Data excerpts
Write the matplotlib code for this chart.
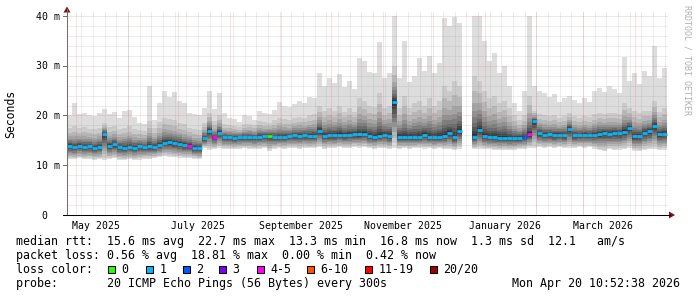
import numpy as np
import matplotlib
matplotlib.use("Agg")
import matplotlib.pyplot as plt
import matplotlib.dates as mdates
from matplotlib.patches import Rectangle, Polygon
from matplotlib.lines import Line2D
from matplotlib.transforms import Affine2D, blended_transform_factory
from datetime import datetime, timedelta

nan = np.nan
W, H = 697, 297
plt.rcParams["lines.scale_dashes"] = False

# time range of the graph (360 days, 3-day bins)
t_start = datetime(2025, 4, 25, 12)
t_end = datetime(2026, 4, 21, 0)
bin_days = 3

# median rtt per bin (ms)
median = [
    13.8, 13.6, 13.9, 13.7, 13.8, 13.5, 13.7, 16.3, 13.9, 14.2,
    13.6, 13.5, 13.7, 13.5, 13.8, 13.6, 13.8, 13.7, 14.0, 14.5,
    14.6, 14.4, 14.3, 14.0, 13.9, 13.5, 13.4, 15.4, 16.9, 15.6,
    16.5, 15.6, 15.6, 15.5, 15.6, 15.6, 15.7, 15.6, 15.7, 15.8,
    15.9, 15.6, 15.7, 15.7, 15.8, 16.0, 15.9, 16.0, 15.9, 15.9,
    16.9, 15.9, 16.0, 16.0, 16.1, 16.0, 16.1, 16.2, 16.2, 16.3,
    15.8, 15.7, 15.9, 16.1, 15.8, 22.7, 15.7, 15.6, 15.7, 15.6,
    15.7, 16.1, 15.7, 15.6, 15.7, 15.8, 16.4, 15.6, 16.9, nan,
    nan, 15.7, 17.0, 15.8, 15.6, 15.6, 15.5, 15.5, 15.4, 15.4,
    15.5, 15.6, 16.2, 18.9, 16.4, 16.1, 16.2, 16.0, 16.1, 16.0,
    17.3, 16.0, 16.0, 16.1, 16.0, 16.1, 16.3, 16.4, 16.3, 16.5,
    16.4, 16.7, 17.5, 15.8, 15.9, 16.5, 16.8, 17.9, 16.2, 16.3,
]

# slowest ping per bin (top of the smoke)
rtt_max = [
    20.0, 22.5, 20.3, 20.6, 20.1, 19.8, 20.4, 21.3, 20.2, 20.8,
    19.5, 20.9, 21.2, 19.6, 18.4, 18.2, 26.0, 19.0, 22.5, 25.0,
    23.7, 24.8, 23.0, 22.6, 20.5, 20.3, 20.0, 21.5, 25.0, 21.3,
    24.5, 20.5, 19.5, 19.2, 18.7, 20.0, 19.8, 19.0, 21.0, 20.6,
    20.2, 21.2, 22.8, 22.0, 21.7, 22.3, 23.0, 22.5, 23.8, 23.6,
    28.5, 26.0, 27.5, 26.5, 28.3, 25.8, 27.0, 25.4, 31.5, 31.0,
    28.8, 28.5, 34.8, 27.5, 28.5, 40.0, 27.5, 35.0, 26.8, 28.0,
    31.5, 29.0, 32.0, 28.5, 30.5, 39.5, 38.0, 39.8, 38.5, nan,
    nan, 40.0, 40.0, 35.0, 31.0, 32.5, 28.5, 30.0, 26.0, 22.5,
    21.0, 25.0, 40.0, 26.0, 25.0, 24.5, 23.8, 24.3, 22.8, 23.5,
    24.0, 23.2, 22.5, 23.6, 22.8, 25.0, 25.5, 24.8, 26.0, 25.3,
    24.6, 31.8, 27.0, 28.5, 26.3, 29.0, 28.0, 34.0, 27.5, 29.5,
]

# upper edge of the medium grey smoke per bin
rtt_upper = [
    17.5, 17.8, 17.4, 17.6, 17.3, 17.2, 17.5, 18.5, 17.6, 17.8,
    17.2, 17.5, 17.8, 17.3, 17.0, 16.9, 18.8, 17.4, 18.6, 19.5,
    19.2, 19.0, 18.4, 18.2, 17.5, 17.2, 17.0, 18.5, 20.5, 18.8,
    20.0, 18.2, 18.0, 17.9, 17.7, 18.2, 18.3, 18.0, 18.8, 18.6,
    18.5, 19.0, 19.5, 19.2, 19.0, 19.4, 19.7, 19.5, 20.0, 20.2,
    22.0, 21.0, 21.5, 21.0, 22.0, 20.8, 21.5, 20.8, 23.5, 23.0,
    22.0, 21.8, 24.5, 21.5, 22.0, 30.0, 21.5, 24.0, 21.5, 22.5,
    23.0, 22.0, 23.5, 22.0, 23.0, 26.0, 25.0, 27.0, 26.0, nan,
    nan, 28.0, 27.0, 25.0, 23.5, 24.0, 22.5, 23.0, 21.5, 20.0,
    19.0, 20.0, 24.0, 21.0, 20.2, 20.0, 19.8, 20.0, 19.5, 19.8,
    20.5, 19.8, 19.5, 19.8, 19.6, 20.2, 20.5, 20.3, 20.6, 20.4,
    20.2, 22.5, 21.5, 21.0, 20.5, 21.0, 21.0, 23.0, 20.8, 21.5,
]

# fastest ping per bin (bottom of the smoke)
rtt_min = [
    11.3, 11.2, 11.4, 11.2, 11.3, 11.1, 11.2, 11.0, 11.2, 11.4,
    11.1, 11.0, 11.2, 11.0, 11.1, 11.3, 11.2, 11.4, 11.6, 11.8,
    11.7, 11.6, 11.5, 11.4, 11.5, 11.3, 11.2, 13.4, 13.0, 13.2,
    13.5, 13.3, 13.3, 13.2, 13.3, 13.4, 13.3, 13.2, 13.3, 13.4,
    12.9, 13.3, 13.4, 13.3, 13.5, 13.4, 13.3, 13.5, 13.4, 13.5,
    13.6, 13.3, 13.5, 13.4, 13.6, 13.5, 13.4, 13.6, 13.5, 13.6,
    13.4, 13.3, 13.5, 13.4, 13.3, 13.5, 13.3, 13.4, 13.3, 13.4,
    13.5, 13.3, 13.4, 13.3, 13.4, 13.3, 13.2, 13.0, 13.2, nan,
    nan, 13.2, 13.3, 13.3, 13.2, 13.1, 13.0, 13.1, 13.0, 13.1,
    13.2, 13.3, 13.5, 13.4, 13.6, 13.5, 13.6, 13.5, 13.6, 13.5,
    13.4, 13.5, 13.6, 13.5, 13.6, 13.3, 13.0, 12.8, 13.2, 13.0,
    13.1, 13.2, 13.5, 12.9, 12.8, 13.0, 13.2, 13.3, 13.0, 13.1,
]

# loss colour class per bin (index into loss_labels)
loss = [
    1, 1, 1, 1, 1, 1, 1, 1, 1, 1, 1, 1, 1, 1, 1, 1, 1, 1, 1, 1,
    1, 1, 1, 1, 4, 1, 1, 1, 1, 4, 1, 1, 1, 1, 1, 1, 1, 1, 1, 1,
    0, 1, 1, 1, 1, 1, 1, 1, 1, 1, 1, 1, 1, 1, 1, 1, 1, 1, 1, 1,
    1, 1, 1, 1, 1, 1, 1, 1, 1, 1, 1, 1, 1, 1, 1, 1, 1, 1, 1, 1,
    1, 1, 1, 1, 1, 1, 1, 1, 1, 1, 1, 2, 4, 1, 1, 1, 1, 1, 1, 1,
    1, 1, 1, 1, 1, 1, 1, 1, 1, 1, 1, 1, 1, 1, 1, 1, 1, 1, 1, 1,
]

loss_labels = ["0", "1", "2", "3", "4-5", "6-10", "11-19", "20/20"]
loss_colors = ["#26ff00", "#00b8ff", "#0059ff", "#7e00ff",
               "#ff00ff", "#ff5500", "#ff0000", "#a10000"]
loss_box_x = [108, 145.7, 182.7, 219, 256.7, 306.7, 365, 430]

y_ticks = [0, 10, 20, 30, 40]
y_tick_labels = ["0", "10 m", "20 m", "30 m", "40 m"]
x_label_months = [datetime(2025, 5, 1), datetime(2025, 7, 1), datetime(2025, 9, 1),
                  datetime(2025, 11, 1), datetime(2026, 1, 1), datetime(2026, 3, 1)]
x_label_texts = ["May 2025", "July 2025", "September 2025",
                 "November 2025", "January 2026", "March 2026"]

stats_rtt = "median rtt:  15.6 ms avg  22.7 ms max  13.3 ms min  16.8 ms now  1.3 ms sd  12.1   am/s"
stats_loss = "packet loss: 0.56 % avg  18.81 % max  0.00 % min  0.42 % now"
probe_text = "probe:       20 ICMP Echo Pings (56 Bytes) every 300s"
stamp_text = "Mon Apr 20 10:52:38 2026"

mono = "DejaVu Sans Mono"

fig = plt.figure(figsize=(W / 100, H / 100), dpi=100)
fig.patch.set_facecolor("white")
# plot area: x 67..668, y 12..215 (pixels from top)
ax = fig.add_axes([67 / W, (H - 215) / H, 601 / W, 203 / H])
ax.set_facecolor("white")
for s in ax.spines.values():
    s.set_visible(False)
ax.set_xticks([])
ax.set_yticks([])
x0, x1 = mdates.date2num(t_start), mdates.date2num(t_end)
ax.set_xlim(x0, x1)
ax.set_ylim(0, 40.8)

# pixel transform (origin top-left)
pix = Affine2D().scale(1 / W, -1 / H).translate(0, 1) + fig.transFigure

# --- smoke ---
x_left = mdates.date2num([t_start + timedelta(days=bin_days * i) for i in range(len(median))])
med = np.array(median, float)
top = np.array(rtt_max, float)
upp = np.array(rtt_upper, float)
low = np.array(rtt_min, float)

greys = [221, 202, 183, 164, 145, 126, 107, 88, 69, 50]
up_frac = [None, None, 0.75, 0.55, 0.42, 0.32, 0.23, 0.16, 0.10, 0.05]
lo_frac = [1.0, 0.9, 0.78, 0.66, 0.55, 0.44, 0.34, 0.25, 0.16, 0.08]
for k, g in enumerate(greys):
    if k == 0:
        hi = top
    elif k == 1:
        hi = upp
    else:
        hi = med + (upp - med) * up_frac[k]
    lo = med - (med - low) * lo_frac[k]
    ax.bar(x_left, hi - lo, bottom=lo, width=bin_days, align="edge",
           color=(g / 255, g / 255, g / 255), linewidth=0, antialiased=False, zorder=1)

# --- median line coloured by loss ---
ok = ~np.isnan(med)
ax.hlines(med[ok], x_left[ok], x_left[ok] + bin_days,
          colors=[loss_colors[c] for c in np.array(loss)[ok]], linewidth=2.0, zorder=3)

# --- grid (dotted, drawn over the smoke) ---
minor_c = (0.56, 0.56, 0.56, 0.32)
major_c = (0.87, 0.31, 0.31, 0.32)
dots = (0, (0.72, 0.72))
for v in np.arange(2, 41, 2):
    c = major_c if v % 10 == 0 else minor_c
    ax.axhline(v, color=c, lw=0.72, ls=dots, zorder=4)
d = datetime(2025, 5, 4)
while d < t_end:
    ax.axvline(mdates.date2num(d), color=minor_c, lw=0.72, ls=dots, zorder=4)
    d += timedelta(days=7)
m = datetime(2025, 5, 1)
while m < t_end:
    ax.axvline(mdates.date2num(m), color=major_c, lw=0.72, ls=dots, zorder=4)
    m = datetime(m.year + (m.month // 12), m.month % 12 + 1, 1)

# --- axes lines and arrows ---
fig.add_artist(Line2D([67, 67], [215, 9], transform=pix, color="#707070", lw=0.75))
fig.add_artist(Line2D([63, 670], [215, 215], transform=pix, color="black", lw=0.75))
for v in y_ticks[1:]:
    yp = 215 - v * 203 / 40.8
    fig.add_artist(Line2D([63, 67], [yp, yp], transform=pix, color="#707070", lw=0.75))
fig.add_artist(Polygon([[63.5, 12.5], [70.5, 12.5], [67, 6.5]], closed=True,
                       transform=pix, color="#7f1010", lw=0))
fig.add_artist(Polygon([[669, 211.5], [669, 218.5], [675, 215]], closed=True,
                       transform=pix, color="#7f1010", lw=0))

# --- axis labels ---
for v, lab in zip(y_ticks, y_tick_labels):
    yp = 215 - v * 203 / 40.8
    xr = 59.5 if lab != "0" else 47.8
    fig.text(xr, yp + 3.6, lab, transform=pix, ha="right", va="baseline",
             family=mono, fontsize=7.1, color="black")
fig.text(10.5, 114, "Seconds", transform=pix, rotation=90, ha="center", va="center",
         family=mono, fontsize=8.3, color="black")
xt = blended_transform_factory(ax.transData, pix)
for mth, lab in zip(x_label_months, x_label_texts):
    xc = mdates.date2num(mth + timedelta(days=12))
    fig.text(xc, 229, lab, transform=xt, ha="center", va="baseline",
             family=mono, fontsize=7.1, color="black")

fig.text(686.5, 5, "RRDTOOL / TOBI OETIKER", transform=pix, rotation=270,
         ha="center", va="top", family=mono, fontsize=6.0, color="#b0b0b0")

# --- legend / stats ---
fig.text(16, 245, stats_rtt, transform=pix, ha="left", va="baseline", family=mono, fontsize=8.4)
fig.text(16, 259, stats_loss, transform=pix, ha="left", va="baseline", family=mono, fontsize=8.4)
fig.text(16, 273, "loss color:", transform=pix, ha="left", va="baseline", family=mono, fontsize=8.4)
for bx, lab, col in zip(loss_box_x, loss_labels, loss_colors):
    fig.add_artist(Rectangle((bx, 265.5), 7, 7, transform=pix, facecolor=col,
                             edgecolor="black", lw=0.75))
    fig.text(bx + 13.5, 273, lab, transform=pix, ha="left", va="baseline", family=mono, fontsize=8.4)
fig.text(16, 287, probe_text, transform=pix, ha="left", va="baseline", family=mono, fontsize=8.4)
fig.text(680, 287, stamp_text, transform=pix, ha="right", va="baseline", family=mono, fontsize=8.4)

fig.savefig("out.png", dpi=100)
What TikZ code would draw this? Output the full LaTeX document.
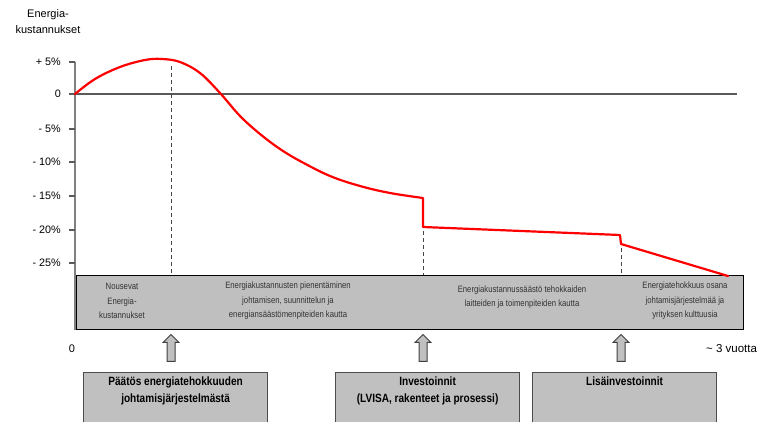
\documentclass[tikz,border=0pt]{standalone}
\usepackage{fontspec}
\setmainfont{Liberation Sans}
\newfontfamily\narrowfont[FakeStretch=0.84]{Liberation Sans}
\usetikzlibrary{shapes.arrows}
\definecolor{bandgray}{RGB}{191,191,191}
\definecolor{boxgray}{RGB}{192,192,192}
\definecolor{axisgray}{RGB}{128,128,128}
\definecolor{zerogray}{RGB}{90,90,90}
\definecolor{dashgray}{RGB}{70,70,70}
\definecolor{curvered}{RGB}{255,0,0}
\tikzset{
  axisline/.style={draw=axisgray, line width=2pt},
  tickline/.style={draw=zerogray, line width=1.2pt},
  zeroline/.style={draw=zerogray, line width=1.2pt},
  ylab/.style={anchor=east, font=\fontsize{10.8}{12}\selectfont, text=black, inner sep=0pt},
  curveline/.style={draw=curvered, line width=2.2pt, line join=round, line cap=round},
  dashline/.style={draw=dashgray, line width=1pt, dash pattern=on 4pt off 3pt},
  bandbox/.style={draw=black, line width=1.3pt, fill=bandgray, inner sep=0pt, anchor=north west},
  bandtext/.style={align=center, font=\narrowfont\fontsize{9.2}{14.5}\selectfont, text=black!80, inner sep=0pt},
  upar/.style={single arrow, shape border rotate=90, draw=black!75, line width=1pt, fill=boxgray,
    minimum height=27pt, minimum width=0pt, single arrow head extend=4pt, inner sep=3.5pt},
  lowbox/.style={draw=black!70, line width=1.2pt, fill=boxgray, inner sep=0pt, anchor=north west,
    minimum height=50pt},
  lowtext/.style={align=center, anchor=north, font=\bfseries\narrowfont\fontsize{12}{17}\selectfont, inner sep=0pt}
}
\begin{document}
\begin{tikzpicture}[x=1pt,y=-1pt]
\useasboundingbox (0,0) rectangle (764,422);

% y-axis title
\node[align=center, font=\fontsize{11}{16}\selectfont, inner sep=0pt] (ytitle) at (48,22) {Energia-\\kustannukset};

% band
\node[bandbox, minimum width=667pt, minimum height=54pt] (band) at (76,275) {};

% axes
\draw[zeroline] (75,94) -- (737,94);
\draw[axisline] (75,62) -- (75,330);
\foreach \yy/\lab in {62/{+ 5\%},94/{0},129/{- 5\%},162/{- 10\%},196/{- 15\%},230/{- 20\%},263/{- 25\%}}{
  \draw[tickline] (69,\yy) -- (75,\yy);
  \node[ylab] at (61,\yy) {\lab};
}

% curve
\coordinate (s1bot) at (423,227);
\coordinate (s2top) at (620,235);
\coordinate (s2bot) at (621,244);
\coordinate (cend) at (728,276);
\draw[curveline] plot[smooth, tension=0.6] coordinates {(75,94) (95,79) (120,67) (145,60) (162,59) (180,62) (200,73) (220,93) (240,116) (260,134) (280,149) (300,161) (330,176) (360,186) (390,193) (423,198)}
  -- (s1bot) -- (s2top) -- (s2bot) -- (cend);

% dashed lines
\coordinate (d1a) at (171,66);
\coordinate (d1b) at (171,275);
\coordinate (d2a) at (423,231);
\coordinate (d2b) at (423,275);
\coordinate (d3a) at (621,248);
\coordinate (d3b) at (621,275);
\draw[dashline] (d1a) -- (d1b);
\draw[dashline] (d2a) -- (d2b);
\draw[dashline] (d3a) -- (d3b);

% band texts
\node[bandtext] (t1) at (122,301) {Nousevat\\Energia-\\kustannukset};
\node[bandtext] (t2) at (288,301) {Energiakustannusten pienentäminen\\johtamisen, suunnittelun ja\\energiansäästömenpiteiden kautta};
\node[bandtext] (t3) at (522,297) {Energiakustannussäästö tehokkaiden\\laitteiden ja toimenpiteiden kautta};
\node[bandtext] (t4) at (685,301) {Energiatehokkuus osana\\johtamisjärjestelmää ja\\yrityksen kulttuusia};

% x labels
\node[font=\fontsize{11}{12}\selectfont, inner sep=0pt] (x0) at (72,349) {0};
\node[font=\fontsize{11.5}{12}\selectfont, inner sep=0pt, anchor=west] (x3) at (706,349) {\textasciitilde{} 3 vuotta};

% arrows
\node[upar] (a1) at (171,350) {};
\node[upar] (a2) at (423,350) {};
\node[upar] (a3) at (621,350) {};

% lower boxes
\node[lowbox, minimum width=184pt] (b1) at (83,372) {};
\node[lowbox, minimum width=184pt] (b2) at (335,372) {};
\node[lowbox, minimum width=184pt] (b3) at (532,372) {};
\node[lowtext] (bt1) at (b1.north) [yshift=-5pt] {Päätös energiatehokkuuden\\johtamisjärjestelmästä};
\node[lowtext] (bt2) at (b2.north) [yshift=-5pt] {Investoinnit\\(LVISA, rakenteet ja prosessi)};
\node[lowtext] (bt3) at (b3.north) [yshift=-5pt] {Lisäinvestoinnit};
\end{tikzpicture}
\end{document}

Directive
Repeat exactly and only the lines from the start of the data above through the line that holds "bin_days = 3", inclusive. Pictures do not belong in the copy.

Exercise response
Write the matplotlib code for this chart.
import numpy as np
import matplotlib
matplotlib.use("Agg")
import matplotlib.pyplot as plt
import matplotlib.dates as mdates
from matplotlib.patches import Rectangle, Polygon
from matplotlib.lines import Line2D
from matplotlib.transforms import Affine2D, blended_transform_factory
from datetime import datetime, timedelta

nan = np.nan
W, H = 697, 297
plt.rcParams["lines.scale_dashes"] = False

# time range of the graph (360 days, 3-day bins)
t_start = datetime(2025, 4, 25, 12)
t_end = datetime(2026, 4, 21, 0)
bin_days = 3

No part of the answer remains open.